When I first started dating my now husband, he had this friend who was very prominent in his life. She was the source of many frustrations for me and an active instigator of problems or attempted problems between me and him. Over the past few years I have gone from being blindingly angry whenever she's been or tried to be a part of my life in any way to trying to be friendly to deciding it was okay to just not want to engage any more at all. My son was born during the time that I was attempting to be friendly but since she didn't come by the hospital during our extended stay or talk to me at all about visiting or congratulate me or anything like that, I figured she had finally decided to move on. It turned out that she hadn't, and even though she and I had never talked about her seeing my son, she has decided I use him as a weapon against K's friends by not letting any of them see him. That's ridiculously untrue but you can't reason with an unreasonable person. She sent me a nasty email in October and after K called her and asked her what she was thinking, she decided to end their friendship and all communication.

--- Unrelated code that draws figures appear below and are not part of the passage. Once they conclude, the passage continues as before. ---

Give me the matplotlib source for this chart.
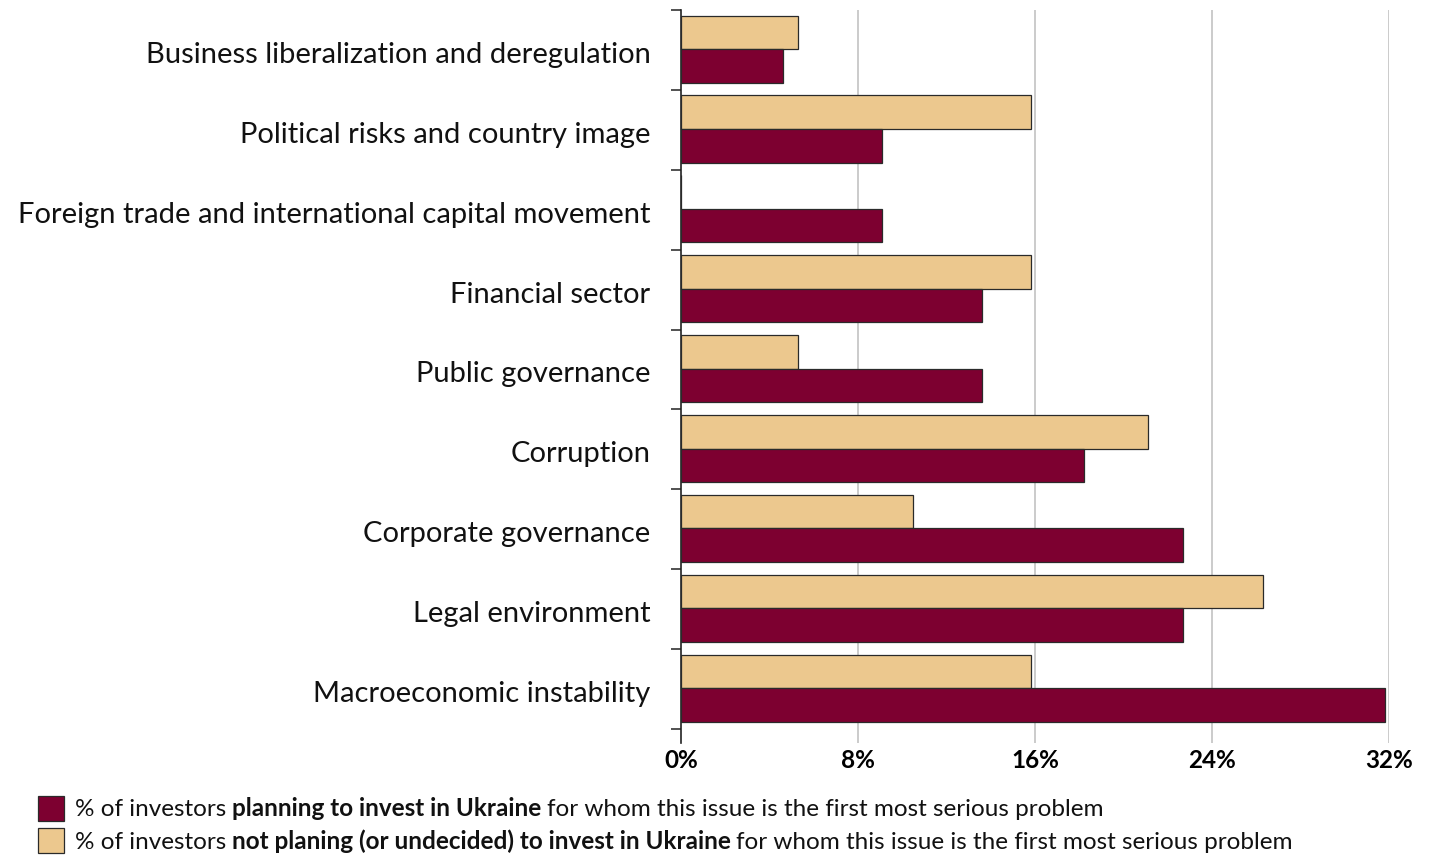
import matplotlib.pyplot as plt
from matplotlib.patches import Rectangle
from matplotlib.offsetbox import TextArea, HPacker, AnchoredOffsetbox

plt.rcParams['font.family'] = ['Lato', 'DejaVu Sans']

categories = [
    "Business liberalization and deregulation",
    "Political risks and country image",
    "Foreign trade and international capital movement",
    "Financial sector",
    "Public governance",
    "Corruption",
    "Corporate governance",
    "Legal environment",
    "Macroeconomic instability",
]
planning = [4.6, 9.1, 9.1, 13.6, 13.6, 18.2, 22.7, 22.7, 31.8]
not_planning = [5.3, 15.8, 0.0, 15.8, 5.3, 21.1, 10.5, 26.3, 15.8]
x_ticks = [0, 8, 16, 24, 32]

maroon = '#7d0030'
tan = '#ecc88e'
edge = '#2a2a2a'

W, H = 1430, 856
fig = plt.figure(figsize=(W / 100, H / 100), dpi=100)
ax = fig.add_axes([681 / W, 1 - 743 / H, (1389 - 681) / W, (743 - 10) / H])

pos = list(range(len(categories)))
h = 0.42
ax.barh([p - 0.22 for p in pos], not_planning, height=h, color=tan,
        edgecolor=edge, linewidth=0.9, zorder=3)
ax.barh([p + 0.20 for p in pos], planning, height=h, color=maroon,
        edgecolor=edge, linewidth=0.9, zorder=3)

ax.set_xlim(0, 32)
ax.set_ylim(8.5 + 14 / 80, -0.5)

# grid lines
for t in x_ticks[1:]:
    ax.axvline(t, color='#bdbdbd', linewidth=1.1, zorder=1)

ax.set_xticks(x_ticks)
ax.set_xticklabels([f"{t}%" for t in x_ticks], fontsize=17.5, fontweight='bold')
ax.tick_params(axis='x', length=0, pad=4)

# category labels sit a touch below the row centre
ax.set_yticks([p + 0.03 for p in pos])
ax.set_yticklabels(categories, fontsize=21, color='#111111')
ax.tick_params(axis='y', which='major', length=0, pad=22)
ax.set_yticks([p - 0.5 for p in pos] + [8.5], minor=True)
ax.tick_params(axis='y', which='minor', length=7, width=1.2, color='#333333')

for s in ['top', 'right', 'bottom']:
    ax.spines[s].set_visible(False)
ax.spines['left'].set_color('#222222')
ax.spines['left'].set_linewidth(1.2)

# legend
legend_rows = [
    (maroon, ["% of investors", "planning to invest in Ukraine",
              "for whom this issue is the first most serious problem"], 809),
    (tan, ["% of investors", "not planing (or undecided) to invest in Ukraine",
           "for whom this issue is the first most serious problem"], 841),
]
for color, parts, yc in legend_rows:
    fig.add_artist(Rectangle((38 / W, 1 - (yc + 12) / H), 26 / W, 25 / H,
                             transform=fig.transFigure, facecolor=color,
                             edgecolor=edge, linewidth=0.9))
    boxes = [TextArea(parts[0], textprops=dict(fontsize=17.5, color='#111111')),
             TextArea(parts[1], textprops=dict(fontsize=17.5, color='#111111',
                                               fontweight='bold')),
             TextArea(parts[2], textprops=dict(fontsize=17.5, color='#111111'))]
    pack = HPacker(children=boxes, align='baseline', pad=0, sep=4)
    anchored = AnchoredOffsetbox(loc='center left', child=pack, pad=0,
                                 borderpad=0, frameon=False,
                                 bbox_to_anchor=(75 / W, 1 - yc / H),
                                 bbox_transform=fig.transFigure)
    fig.add_artist(anchored)

fig.savefig('out.png', dpi=100)
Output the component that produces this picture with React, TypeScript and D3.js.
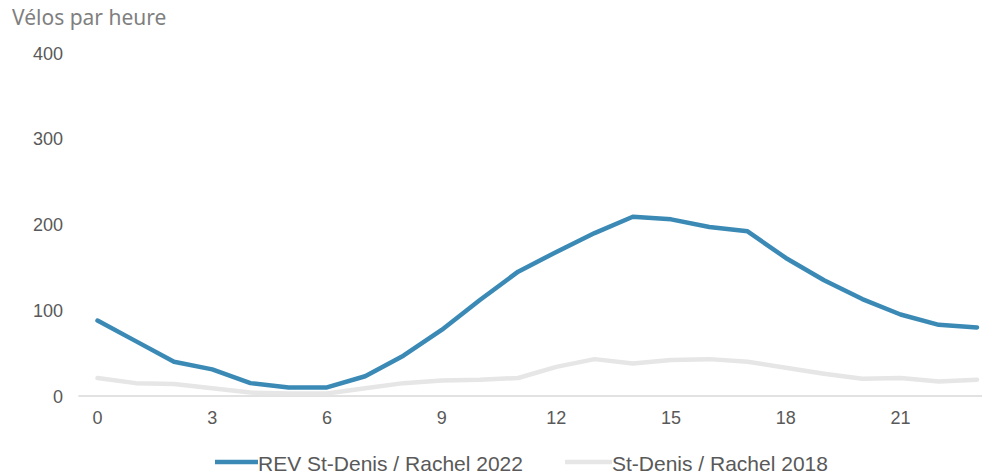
import React from "react";
import * as d3 from "d3";

const hours = d3.range(0, 24);
const rev2022 = [88, 64, 40, 31, 15, 10, 10, 23, 47, 77, 112, 145, 168, 190, 209, 206, 197, 192, 161, 135, 113, 95, 83, 80];
const sd2018 = [21, 15, 14, 9, 4, 3, 3, 9, 15, 18, 19, 21, 34, 43, 38, 42, 43, 40, 33, 26, 20, 21, 17, 19];
const yTicks = [0, 100, 200, 300, 400];
const xTicks = [0, 3, 6, 9, 12, 15, 18, 21];
const seriesNames = ["REV St-Denis / Rachel 2022", "St-Denis / Rachel 2018"];
const colors = ["#3b8ab6", "#e6e6e6"];

export default function App() {
  const W = 982, H = 473;
  const x = d3.scaleLinear().domain([0, 23]).range([97.5, 977]);
  const y = d3.scaleLinear().domain([0, 400]).range([396, 53]);
  const line = d3.line<number>().x((_, i) => x(hours[i])).y((d) => y(d));
  const step = x(1) - x(0);
  return (
    <svg width={W} height={H} style={{ position: "absolute", left: 0, top: 0 }}>
      <rect width={W} height={H} fill="#fff" />
      <text x={12} y={25} fontFamily="'Noto Sans', sans-serif" fontSize={21} fill="#7f7f7f">Vélos par heure</text>
      {yTicks.map((t) => (
        <text key={t} x={63} y={y(t) + 6.5} textAnchor="end" fontFamily="'Liberation Sans', Arial, sans-serif" fontSize={18} fill="#595959">{t}</text>
      ))}
      <line x1={x(0) - step / 2} x2={x(23) + step / 2} y1={y(0)} y2={y(0)} stroke="#d9d9d9" strokeWidth={1.5} />
      {xTicks.map((t) => (
        <text key={t} x={x(t)} y={424} textAnchor="middle" fontFamily="'Liberation Sans', Arial, sans-serif" fontSize={18} fill="#595959">{t}</text>
      ))}
      <path d={line(sd2018) || ""} fill="none" stroke={colors[1]} strokeWidth={4.5} strokeLinejoin="round" strokeLinecap="round" />
      <path d={line(rev2022) || ""} fill="none" stroke={colors[0]} strokeWidth={4.5} strokeLinejoin="round" strokeLinecap="round" />
      {[{ x0: 215, tx: 258 }, { x0: 565, tx: 612 }].map((l, i) => (
        <g key={i}>
          <line x1={l.x0} x2={l.tx} y1={462} y2={462} stroke={colors[i]} strokeWidth={4.5} />
          <text x={l.tx} y={470.5} fontFamily="'Liberation Sans', Arial, sans-serif" fontSize={21} fill="#595959">{seriesNames[i]}</text>
        </g>
      ))}
    </svg>
  );
}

I should just be glad. In the height of my frustration and anger with her, I remember thinking that I didn't want her at my wedding and I would never let her hold any of my babies. It came true... K and I with our super small court room wedding didn't invite any friends because we could barely handle all the family drama as it was and I never knew she even wanted to come see S. I'm glad I didn't have to sort out all the conflicted feelings that would have arisen in either case.
But you know what? I still want to have my say. I want to tell her exactly what I think of her and why both me and K are better off for her not being in our lives any more. I want to respond to that nasty email line by line. I want to tell her I hope her son meets someone exactly like her and that girl does everything she did to K to him. Everything. I want her to write me a check for all the times I helped K make sure all the bills were paid while they were roommates. I want to make her cry.
Truthfully I don't spend a lot of time thinking about this. But any time I do spend is more than I should.
It's over and done with, I should be able to just forget it all and move on.